[start INFORMATION PROVIDED]
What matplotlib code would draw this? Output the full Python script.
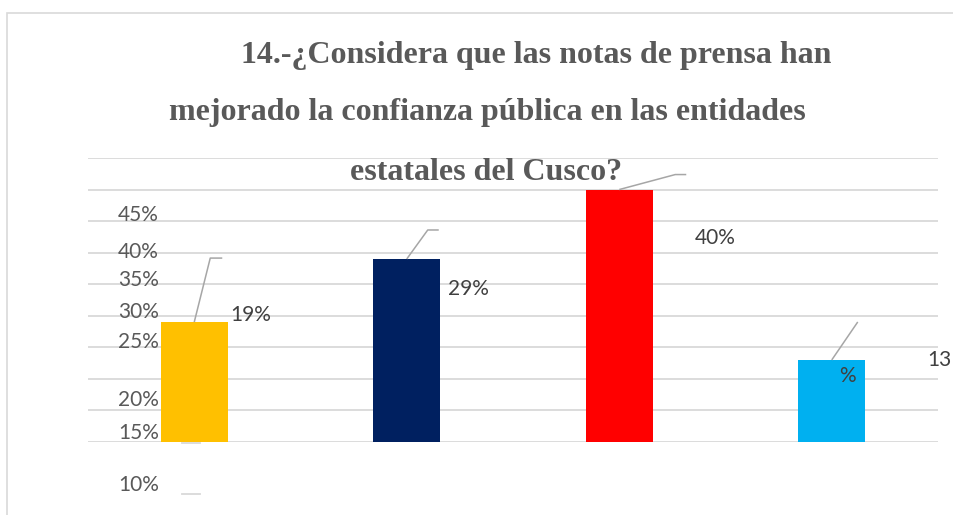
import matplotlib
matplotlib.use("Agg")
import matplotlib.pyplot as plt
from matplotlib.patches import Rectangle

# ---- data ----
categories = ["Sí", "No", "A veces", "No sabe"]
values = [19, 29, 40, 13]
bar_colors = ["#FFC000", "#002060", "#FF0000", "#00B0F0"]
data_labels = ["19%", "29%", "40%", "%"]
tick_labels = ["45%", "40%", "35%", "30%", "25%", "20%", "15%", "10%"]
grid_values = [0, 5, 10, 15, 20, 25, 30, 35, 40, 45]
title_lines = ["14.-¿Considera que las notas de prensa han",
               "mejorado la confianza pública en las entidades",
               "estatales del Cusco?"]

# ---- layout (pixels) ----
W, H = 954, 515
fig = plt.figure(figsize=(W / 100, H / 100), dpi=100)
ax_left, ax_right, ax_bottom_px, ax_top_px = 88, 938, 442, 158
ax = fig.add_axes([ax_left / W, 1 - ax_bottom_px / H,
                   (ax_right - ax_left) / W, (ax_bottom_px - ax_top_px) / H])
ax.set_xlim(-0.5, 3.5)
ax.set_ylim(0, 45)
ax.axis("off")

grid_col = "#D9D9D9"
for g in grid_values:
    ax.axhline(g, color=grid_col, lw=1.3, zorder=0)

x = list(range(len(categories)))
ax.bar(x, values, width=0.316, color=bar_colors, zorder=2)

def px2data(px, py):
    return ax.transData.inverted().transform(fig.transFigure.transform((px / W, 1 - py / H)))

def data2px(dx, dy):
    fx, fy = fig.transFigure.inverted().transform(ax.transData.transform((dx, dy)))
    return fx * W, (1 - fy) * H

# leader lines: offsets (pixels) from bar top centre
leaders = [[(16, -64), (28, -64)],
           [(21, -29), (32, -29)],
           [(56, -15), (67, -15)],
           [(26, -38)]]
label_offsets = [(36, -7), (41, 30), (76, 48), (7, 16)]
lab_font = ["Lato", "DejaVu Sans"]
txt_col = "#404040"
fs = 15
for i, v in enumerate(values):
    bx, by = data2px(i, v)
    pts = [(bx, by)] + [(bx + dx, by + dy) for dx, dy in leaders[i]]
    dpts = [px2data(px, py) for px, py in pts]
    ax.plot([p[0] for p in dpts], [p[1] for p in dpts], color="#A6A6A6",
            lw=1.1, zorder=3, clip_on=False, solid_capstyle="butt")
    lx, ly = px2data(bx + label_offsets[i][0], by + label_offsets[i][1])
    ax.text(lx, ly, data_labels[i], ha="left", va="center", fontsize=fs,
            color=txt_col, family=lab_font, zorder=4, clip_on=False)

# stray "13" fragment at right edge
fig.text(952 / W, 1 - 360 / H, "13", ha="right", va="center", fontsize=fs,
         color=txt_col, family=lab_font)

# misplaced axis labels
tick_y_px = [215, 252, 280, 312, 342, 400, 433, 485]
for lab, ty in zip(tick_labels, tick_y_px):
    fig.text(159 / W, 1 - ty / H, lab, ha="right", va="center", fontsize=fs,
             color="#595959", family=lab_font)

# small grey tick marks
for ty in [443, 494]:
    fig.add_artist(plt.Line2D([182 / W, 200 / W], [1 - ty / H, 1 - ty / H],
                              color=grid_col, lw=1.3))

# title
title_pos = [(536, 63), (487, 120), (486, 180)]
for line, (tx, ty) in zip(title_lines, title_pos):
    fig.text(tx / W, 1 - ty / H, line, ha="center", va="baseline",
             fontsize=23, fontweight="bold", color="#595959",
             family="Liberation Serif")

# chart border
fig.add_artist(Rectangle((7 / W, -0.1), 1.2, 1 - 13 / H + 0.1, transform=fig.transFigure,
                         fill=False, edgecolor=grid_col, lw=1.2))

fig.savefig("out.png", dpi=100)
[end INFORMATION PROVIDED]
→ **EXERCISE BRIEF**
Quote, exactly and only, the lines from the first line of the data above through the line containing "from matplotlib.patches import Rectangle". The pictures do not belong in it.

→ **REPLY TO THE EXERCISE**
What matplotlib code would draw this? Output the full Python script.
import matplotlib
matplotlib.use("Agg")
import matplotlib.pyplot as plt
from matplotlib.patches import Rectangle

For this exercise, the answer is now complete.